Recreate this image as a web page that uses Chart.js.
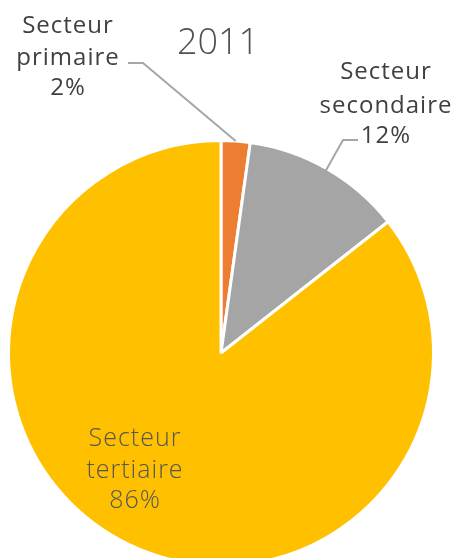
<!DOCTYPE html>
<html><head><meta charset="utf-8">
<script src="https://cdn.jsdelivr.net/npm/chart.js@4"></script>
<style>
html,body{margin:0;padding:0;background:#fff;overflow:hidden;}
#wrap{width:461px;height:580px;position:relative;}
</style></head>
<body><div id="wrap"><canvas id="c"></canvas></div>
<script>
const title = "2011";
const categories = ["Secteur primaire", "Secteur secondaire", "Secteur tertiaire"];
const labelLines = [["Secteur", "primaire"], ["Secteur", "secondaire"], ["Secteur", "tertiaire"]];
const values = [2.2, 12.2, 85.6];
const colors = ["#ED7D31", "#A5A5A5", "#FFC000"];

const labelPlugin = {
  id: 'labels',
  afterDraw(chart) {
    const ctx = chart.ctx;
    const meta = chart.getDatasetMeta(0);
    const total = values.reduce((a, b) => a + b, 0);
    const pct = values.map(v => Math.round(v / total * 100) + "%");
    ctx.save();
    // title
    ctx.fillStyle = "#505050";
    ctx.font = "300 36px 'Open Sans'";
    ctx.textAlign = "center";
    ctx.textBaseline = "middle";
    ctx.fillText(title, 218, 44);

    // leader lines
    const a0 = meta.data[0], a1 = meta.data[1];
    ctx.strokeStyle = "#A6A6A6";
    ctx.lineWidth = 2;
    function edgePoint(arc, frac, extra) {
      const ang = arc.startAngle + (arc.endAngle - arc.startAngle) * frac;
      const r = arc.outerRadius + extra;
      return [arc.x + Math.cos(ang) * r, arc.y + Math.sin(ang) * r];
    }
    let e0 = edgePoint(a0, 0.5, 0);
    ctx.beginPath(); ctx.moveTo(128, 63); ctx.lineTo(143, 63); ctx.lineTo(e0[0], e0[1]); ctx.stroke();
    let e1 = edgePoint(a1, 0.5, -2);
    ctx.beginPath(); ctx.moveTo(358, 140); ctx.lineTo(343, 140); ctx.lineTo(e1[0], e1[1]); ctx.stroke();

    // outside labels
    ctx.fillStyle = "#404040";
    ctx.font = "500 24px 'Open Sans'";
    try { ctx.letterSpacing = "1px"; } catch (e) {}
    const l0 = [...labelLines[0], pct[0]];
    const y0 = [26, 58, 88];
    l0.forEach((t, i) => ctx.fillText(t, 68, y0[i]));
    const l1 = [...labelLines[1], pct[1]];
    const y1 = [72, 106, 136];
    l1.forEach((t, i) => ctx.fillText(t, 386, y1[i]));

    // inside label
    ctx.fillStyle = "#555555";
    ctx.font = "300 25px 'Open Sans'";
    const l2 = [...labelLines[2], pct[2]];
    const y2 = [439, 471, 501];
    l2.forEach((t, i) => ctx.fillText(t, 135, y2[i]));
    ctx.restore();
  }
};

new Chart(document.getElementById('c'), {
  type: 'pie',
  data: {
    labels: categories,
    datasets: [{
      data: values,
      backgroundColor: colors,
      borderColor: "#ffffff",
      borderWidth: 3
    }]
  },
  options: {
    responsive: true,
    maintainAspectRatio: false,
    animation: false,
    layout: { padding: { left: 7, right: 26, top: 139, bottom: 13 } },
    plugins: { legend: { display: false }, tooltip: { enabled: false }, title: { display: false } }
  },
  plugins: [labelPlugin]
});
</script>
</body></html>
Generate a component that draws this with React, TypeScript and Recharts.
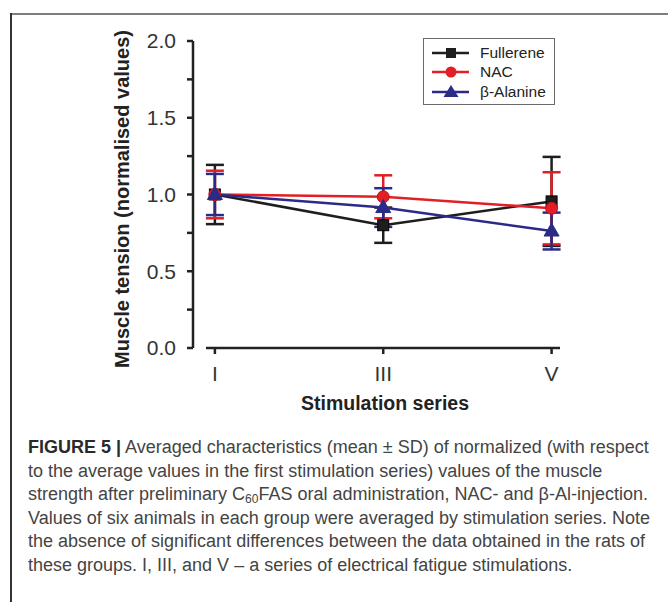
import React from "react";
import {
  LineChart,
  Line,
  XAxis,
  YAxis,
  ErrorBar,
  ReferenceLine,
} from "recharts";

// stimulation series (numeric positions 1..3 shown as I, III, V)
const seriesPos = [1, 2, 3];
const seriesLabels = ["I", "III", "V"];

const fullerene = [1.0, 0.8, 0.955];
const fullereneSd = [0.193, 0.115, 0.29];
const nac = [1.0, 0.985, 0.91];
const nacSd = [0.155, 0.14, 0.235];
const alanine = [1.0, 0.915, 0.762];
const alanineSd = [0.134, 0.126, 0.12];

const yTicks = [0, 0.25, 0.5, 0.75, 1, 1.25, 1.5, 1.75, 2];

const BLACK = "#1e1e1e";
const RED = "#e21f26";
const BLUE = "#2c2a88";
const AXIS = "#222";
const FONT = "'Liberation Sans', Arial, sans-serif";

const data = seriesPos.map((x, i) => ({
  x,
  fullerene: fullerene[i],
  fullereneSd: fullereneSd[i],
  nac: nac[i],
  nacSd: nacSd[i],
  alanine: alanine[i],
  alanineSd: alanineSd[i],
}));

const legendItems = [
  { name: "Fullerene", color: BLACK, shape: "square" },
  { name: "NAC", color: RED, shape: "circle" },
  { name: "\u03b2-Alanine", color: BLUE, shape: "triangle" },
];

const SquareDot = (props: any) => {
  const { cx, cy } = props;
  if (cx == null || cy == null) return null;
  return (
    <rect x={cx - 5.5} y={cy - 5.5} width={11} height={11} fill={BLACK} stroke="#000" strokeWidth={1} />
  );
};

const CircleDot = (props: any) => {
  const { cx, cy } = props;
  if (cx == null || cy == null) return null;
  return <circle cx={cx} cy={cy} r={6} fill={RED} stroke="#c0151b" strokeWidth={1} />;
};

const TriangleDot = (props: any) => {
  const { cx, cy } = props;
  if (cx == null || cy == null) return null;
  return (
    <polygon
      points={`${cx},${cy - 8} ${cx - 7.5},${cy + 5} ${cx + 7.5},${cy + 5}`}
      fill={BLUE}
      stroke={BLUE}
      strokeWidth={1}
    />
  );
};

const LegendBox = () => (
  <div
    style={{
      position: "absolute",
      left: 423,
      top: 38,
      border: "1.5px solid #6a6a6a",
      width: 132,
      height: 67,
      boxSizing: "border-box",
      paddingTop: 4,
      fontFamily: FONT,
      background: "#fff",
    }}
  >
    {legendItems.map((it) => (
      <div key={it.name} style={{ display: "flex", alignItems: "center", height: 19.5 }}>
        <svg width={56} height={18} style={{ display: "block" }}>
          <line x1={8} x2={45} y1={9} y2={9} stroke={it.color} strokeWidth={2.5} />
          {it.shape === "square" && <rect x={22} y={4} width={10} height={10} fill={it.color} />}
          {it.shape === "circle" && <circle cx={27} cy={9} r={5.5} fill={it.color} />}
          {it.shape === "triangle" && (
            <polygon points="27,2 19.5,14 34.5,14" fill={it.color} />
          )}
        </svg>
        <span style={{ fontSize: 15.5, color: "#222", lineHeight: "18px" }}>{it.name}</span>
      </div>
    ))}
  </div>
);

const captionStyle: React.CSSProperties = {
  whiteSpace: "nowrap",
  height: 23.5,
  lineHeight: "23.5px",
};

const App = () => {
  return (
    <div
      style={{
        position: "absolute",
        left: 0,
        top: 0,
        width: 668,
        height: 602,
        background: "#fff",
        fontFamily: FONT,
        overflow: "hidden",
      }}
    >
      {/* frame lines */}
      <div style={{ position: "absolute", left: 11, top: 13, width: 657, height: 2, background: "#7d7d7d" }} />
      <div style={{ position: "absolute", left: 10, top: 13, width: 1.5, height: 589, background: "#333" }} />

      <div style={{ position: "absolute", left: 0, top: 0 }}>
        <LineChart
          width={668}
          height={430}
          data={data}
          margin={{ top: 41, right: 108, bottom: 0, left: 0 }}
          style={{ fontFamily: FONT }}
        >
          <XAxis
            dataKey="x"
            type="number"
            domain={[0.87, 3.05]}
            ticks={seriesPos}
            allowDataOverflow
            height={82}
            axisLine={false}
            tickLine={{ stroke: AXIS, strokeWidth: 2.5 }}
            tickSize={6}
            tickMargin={12}
            tick={{ fontSize: 21, fill: "#333" }}
            tickFormatter={(v: number) => seriesLabels[seriesPos.indexOf(v)] ?? ""}
            label={{
              content: () => (
                <text
                  x={385}
                  y={410}
                  textAnchor="middle"
                  fontSize={19.5}
                  fontWeight="bold"
                  fill="#222"
                >
                  Stimulation series
                </text>
              ),
            }}
          />
          <YAxis
            type="number"
            domain={[0, 2]}
            ticks={yTicks}
            interval={0}
            width={193}
            axisLine={{ stroke: AXIS, strokeWidth: 2.5 }}
            tickLine={{ stroke: AXIS, strokeWidth: 2.5 }}
            tickSize={6}
            tickMargin={11}
            tick={{ fontSize: 21, fill: "#333" }}
            tickFormatter={(v: number) => (Math.abs(v * 2 - Math.round(v * 2)) < 1e-6 ? v.toFixed(1) : "")}
            label={{
              content: () => (
                <text
                  x={129}
                  y={199}
                  transform="rotate(-90 129 199)"
                  textAnchor="middle"
                  fontSize={20}
                  fontWeight="bold"
                  fill="#222"
                >
                  Muscle tension (normalised values)
                </text>
              ),
            }}
          />
          <ReferenceLine
            segment={[
              { x: 0.947, y: 0 },
              { x: 3.05, y: 0 },
            ]}
            stroke={AXIS}
            strokeWidth={2.5}
            ifOverflow="visible"
          />
          <Line
            dataKey="fullerene"
            stroke={BLACK}
            strokeWidth={2.5}
            dot={<SquareDot />}
            activeDot={false}
            isAnimationActive={false}
          >
            <ErrorBar dataKey="fullereneSd" direction="y" width={9} stroke={BLACK} strokeWidth={2.5} />
          </Line>
          <Line
            dataKey="nac"
            stroke={RED}
            strokeWidth={2.5}
            dot={<CircleDot />}
            activeDot={false}
            isAnimationActive={false}
          >
            <ErrorBar dataKey="nacSd" direction="y" width={9} stroke={RED} strokeWidth={2.5} />
          </Line>
          <Line
            dataKey="alanine"
            stroke={BLUE}
            strokeWidth={2.5}
            dot={<TriangleDot />}
            activeDot={false}
            isAnimationActive={false}
          >
            <ErrorBar dataKey="alanineSd" direction="y" width={9} stroke={BLUE} strokeWidth={2.5} />
          </Line>
        </LineChart>
      </div>

      <LegendBox />

      {/* caption */}
      <div
        style={{
          position: "absolute",
          left: 28,
          top: 436,
          fontSize: 18,
          color: "#444",
        }}
      >
        <div style={captionStyle}>
          <b style={{ color: "#2a2a2a" }}>FIGURE 5 |</b> Averaged characteristics (mean {"\u00b1"} SD) of normalized (with respect
        </div>
        <div style={captionStyle}>
          to the average values in the first stimulation series) values of the muscle
        </div>
        <div style={captionStyle}>
          strength after preliminary C<sub style={{ fontSize: 12, verticalAlign: "-3px", lineHeight: 0 }}>60</sub>FAS oral administration, NAC- and {"\u03b2"}-Al-injection.
        </div>
        <div style={captionStyle}>
          Values of six animals in each group were averaged by stimulation series. Note
        </div>
        <div style={captionStyle}>
          the absence of significant differences between the data obtained in the rats of
        </div>
        <div style={captionStyle}>
          these groups. I, III, and V {"\u2013"} a series of electrical fatigue stimulations.
        </div>
      </div>
    </div>
  );
};

export default App;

##############################

* _Task to complete_
Without any pictures, reproduce the lines from the first one in the material through the line that has "ctx.beginPath(); ctx.moveTo(358, 140);", exactly as they appear.

* _Correct result_
Recreate this image as a web page that uses Chart.js.
<!DOCTYPE html>
<html><head><meta charset="utf-8">
<script src="https://cdn.jsdelivr.net/npm/chart.js@4"></script>
<style>
html,body{margin:0;padding:0;background:#fff;overflow:hidden;}
#wrap{width:461px;height:580px;position:relative;}
</style></head>
<body><div id="wrap"><canvas id="c"></canvas></div>
<script>
const title = "2011";
const categories = ["Secteur primaire", "Secteur secondaire", "Secteur tertiaire"];
const labelLines = [["Secteur", "primaire"], ["Secteur", "secondaire"], ["Secteur", "tertiaire"]];
const values = [2.2, 12.2, 85.6];
const colors = ["#ED7D31", "#A5A5A5", "#FFC000"];

const labelPlugin = {
  id: 'labels',
  afterDraw(chart) {
    const ctx = chart.ctx;
    const meta = chart.getDatasetMeta(0);
    const total = values.reduce((a, b) => a + b, 0);
    const pct = values.map(v => Math.round(v / total * 100) + "%");
    ctx.save();
    // title
    ctx.fillStyle = "#505050";
    ctx.font = "300 36px 'Open Sans'";
    ctx.textAlign = "center";
    ctx.textBaseline = "middle";
    ctx.fillText(title, 218, 44);

    // leader lines
    const a0 = meta.data[0], a1 = meta.data[1];
    ctx.strokeStyle = "#A6A6A6";
    ctx.lineWidth = 2;
    function edgePoint(arc, frac, extra) {
      const ang = arc.startAngle + (arc.endAngle - arc.startAngle) * frac;
      const r = arc.outerRadius + extra;
      return [arc.x + Math.cos(ang) * r, arc.y + Math.sin(ang) * r];
    }
    let e0 = edgePoint(a0, 0.5, 0);
    ctx.beginPath(); ctx.moveTo(128, 63); ctx.lineTo(143, 63); ctx.lineTo(e0[0], e0[1]); ctx.stroke();
    let e1 = edgePoint(a1, 0.5, -2);
    ctx.beginPath(); ctx.moveTo(358, 140); ctx.lineTo(343, 140); ctx.lineTo(e1[0], e1[1]); ctx.stroke();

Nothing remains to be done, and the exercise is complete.